#### WORK TO COMPLETE
Copy the records below exactly, leaving out every picture.

#### LISTED ENTRIES
--- START ---

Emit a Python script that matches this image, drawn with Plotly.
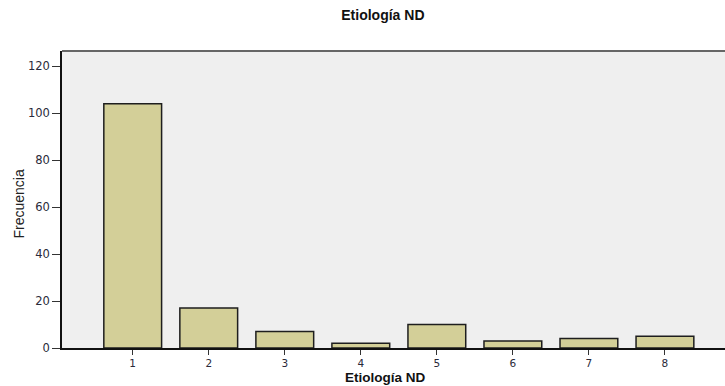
import plotly.graph_objects as go

categories = [1, 2, 3, 4, 5, 6, 7, 8]
frecuencia = [104, 17, 7, 2, 10, 3, 4, 5]
y_ticks = [0, 20, 40, 60, 80, 100, 120]

fig = go.Figure(go.Bar(
    x=categories, y=frecuencia, width=0.76,
    marker=dict(color="#d3cf98", line=dict(color="#1e1e1e", width=1.5)),
))

y_tick_font = dict(size=11.5, color="#2a2a3a", family="DejaVu Sans, Liberation Sans, sans-serif")
x_tick_font = dict(size=10.5, color="#2a2a3a", family="DejaVu Sans, Liberation Sans, sans-serif")

fig.update_layout(
    width=725, height=386,
    margin=dict(l=62, r=0, t=51, b=38),
    paper_bgcolor="white", plot_bgcolor="#efefef",
    showlegend=False,
    font=dict(family="Liberation Sans, Arial, sans-serif", color="#333"),
    title=dict(text="<b>Etiología ND</b>", x=0.484, xanchor="center", xref="paper",
               y=1 - 15 / 386, yref="container", yanchor="middle",
               font=dict(size=14, color="#111")),
    xaxis=dict(range=[0.07, 8.79], tickmode="array", tickvals=categories,
               ticktext=[str(c) for c in categories],
               showline=True, linecolor="#111", linewidth=1.5,
               ticks="outside", ticklen=5, tickcolor="#333", tickwidth=1.2,
               tickfont=x_tick_font, showgrid=False, zeroline=False),
    yaxis=dict(range=[0, 126.4], tickmode="array", tickvals=y_ticks,
               showline=True, linecolor="#111", linewidth=1.5,
               ticks="outside", ticklen=8, tickcolor="#333", tickwidth=1.2,
               tickfont=y_tick_font, showgrid=False, zeroline=False),
    annotations=[
        dict(text="<b>Etiología ND</b>", xref="paper", yref="paper", x=0.487, y=0,
             yshift=-29.5, xanchor="center", yanchor="middle", showarrow=False,
             font=dict(size=13.5, color="#111")),
        dict(text="Frecuencia", xref="paper", yref="paper", x=0, xshift=-44, y=0.5,
             yshift=-5, textangle=-90, xanchor="center", yanchor="middle", showarrow=False,
             font=dict(size=14, color="#222", family="Liberation Sans, Arial, sans-serif")),
    ],
    shapes=[dict(type="line", xref="paper", yref="paper", x0=0, x1=1, y0=1, y1=1,
                 line=dict(color="#666", width=2))],
)

fig.write_html(
    "out.html",
    config={"displayModeBar": False},
    post_script="document.body.style.margin='0';document.body.style.overflow='hidden';",
)
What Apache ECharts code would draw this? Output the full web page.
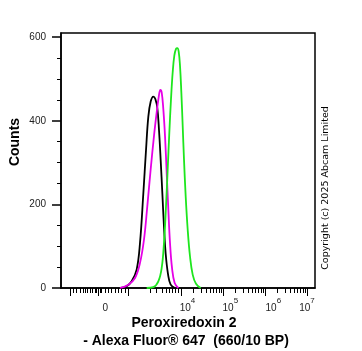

--- END ---

#### COMPLETED EXERCISE
Emit a Python script that matches this image, drawn with Plotly.
import plotly.graph_objects as go

categories = [1, 2, 3, 4, 5, 6, 7, 8]
frecuencia = [104, 17, 7, 2, 10, 3, 4, 5]
y_ticks = [0, 20, 40, 60, 80, 100, 120]

fig = go.Figure(go.Bar(
    x=categories, y=frecuencia, width=0.76,
    marker=dict(color="#d3cf98", line=dict(color="#1e1e1e", width=1.5)),
))

y_tick_font = dict(size=11.5, color="#2a2a3a", family="DejaVu Sans, Liberation Sans, sans-serif")
x_tick_font = dict(size=10.5, color="#2a2a3a", family="DejaVu Sans, Liberation Sans, sans-serif")

fig.update_layout(
    width=725, height=386,
    margin=dict(l=62, r=0, t=51, b=38),
    paper_bgcolor="white", plot_bgcolor="#efefef",
    showlegend=False,
    font=dict(family="Liberation Sans, Arial, sans-serif", color="#333"),
    title=dict(text="<b>Etiología ND</b>", x=0.484, xanchor="center", xref="paper",
               y=1 - 15 / 386, yref="container", yanchor="middle",
               font=dict(size=14, color="#111")),
    xaxis=dict(range=[0.07, 8.79], tickmode="array", tickvals=categories,
               ticktext=[str(c) for c in categories],
               showline=True, linecolor="#111", linewidth=1.5,
               ticks="outside", ticklen=5, tickcolor="#333", tickwidth=1.2,
               tickfont=x_tick_font, showgrid=False, zeroline=False),
    yaxis=dict(range=[0, 126.4], tickmode="array", tickvals=y_ticks,
               showline=True, linecolor="#111", linewidth=1.5,
               ticks="outside", ticklen=8, tickcolor="#333", tickwidth=1.2,
               tickfont=y_tick_font, showgrid=False, zeroline=False),
    annotations=[
        dict(text="<b>Etiología ND</b>", xref="paper", yref="paper", x=0.487, y=0,
             yshift=-29.5, xanchor="center", yanchor="middle", showarrow=False,
             font=dict(size=13.5, color="#111")),
        dict(text="Frecuencia", xref="paper", yref="paper", x=0, xshift=-44, y=0.5,
             yshift=-5, textangle=-90, xanchor="center", yanchor="middle", showarrow=False,
             font=dict(size=14, color="#222", family="Liberation Sans, Arial, sans-serif")),
    ],
    shapes=[dict(type="line", xref="paper", yref="paper", x0=0, x1=1, y0=1, y1=1,
                 line=dict(color="#666", width=2))],
)

fig.write_html(
    "out.html",
    config={"displayModeBar": False},
    post_script="document.body.style.margin='0';document.body.style.overflow='hidden';",
)
What Apache ECharts code would draw this? Output the full web page.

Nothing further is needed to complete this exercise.